Svare, Lodve A.

PhD project theme:
Emancipation and peace – towards a realist ontological basis for a sensible, critical-pragmatic peace science
The project seeks to understand how peace research can fulfil its original goal of producing and putting to work knowledge which can help liberate people from undesirable and needless violence. Towards this end, the project explores the possibility and necessary preconditions for research in the name of peace to strengthen the quest for human emancipation in a realist (including material and physical) sense. The underlying assumption is that peace is an elemental and real potential in the world – a process and condition that can be and is actualised and experienced by humans to varying degrees at different times and places.

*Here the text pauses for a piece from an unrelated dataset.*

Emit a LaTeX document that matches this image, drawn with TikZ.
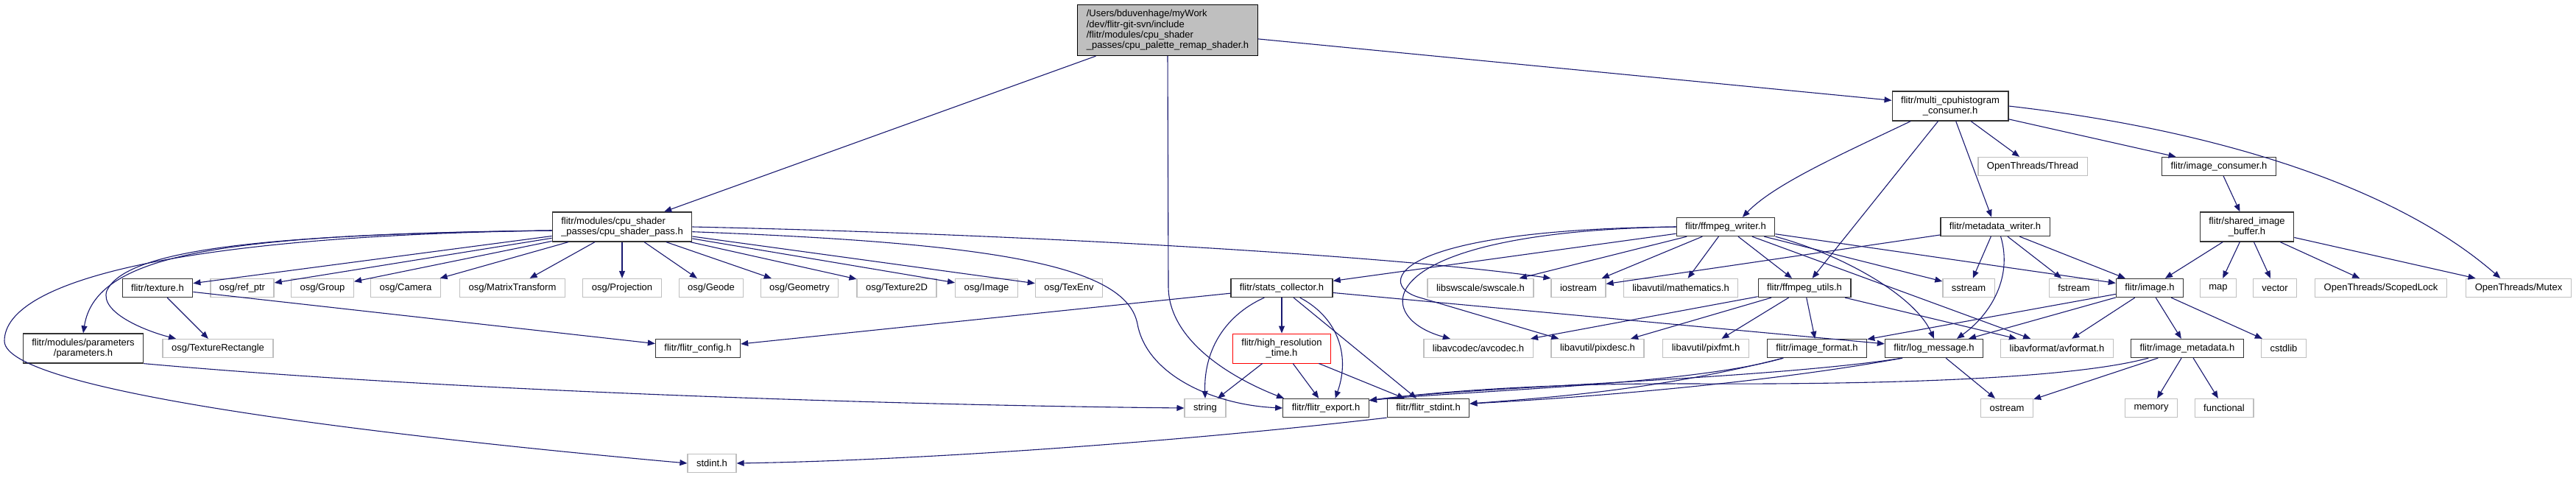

Although the tag peace research sends a clear normative message through its mere wording, much academic work framed under the heading of peace seems to be neither critical nor emancipatory in any specific or deep sense. As such, there is a risk that the efforts end up only reaffirming and justifying, and perhaps even naturalising, current conditions rather than challenging the status quo. Arguably, this status quo is often a real-world situation in which undesirable and needless violence, with immense human suffering, is just as prevalent, if not more so, as is peace (in whatever way concerned people in the relevant context choose to define the term). The project hypothesises that the lack of a clear, explicit and sufficiently real-world connected (i.e. realist) ontological basis may be a significant cause behind this rather unhappy situation in much contemporary peace research.
Theoretically, from a review of core ideas in critical realist philosophy and critical political theory, the project discusses (on a pragmatic meta-level) how such scholarly traditions can support normative peace research generally and strengthen its scientific basis in terms of explicit and real-world committed realist ontology in particular. Empirically, with reference to political developments in post-war Sri Lanka, the project examines the way in which incongruent peace expectations, based on competing ontologies or mere "ontic speculations", legitimate the continued existence and cementation of disconnected realities. These separate "political worlds" seem to be part of a larger set of causes which block any serious attempt at political restructuring and interethnic reconciliation and hence a reorientation towards a democratically sound and pluralistic society after decades of violent strife.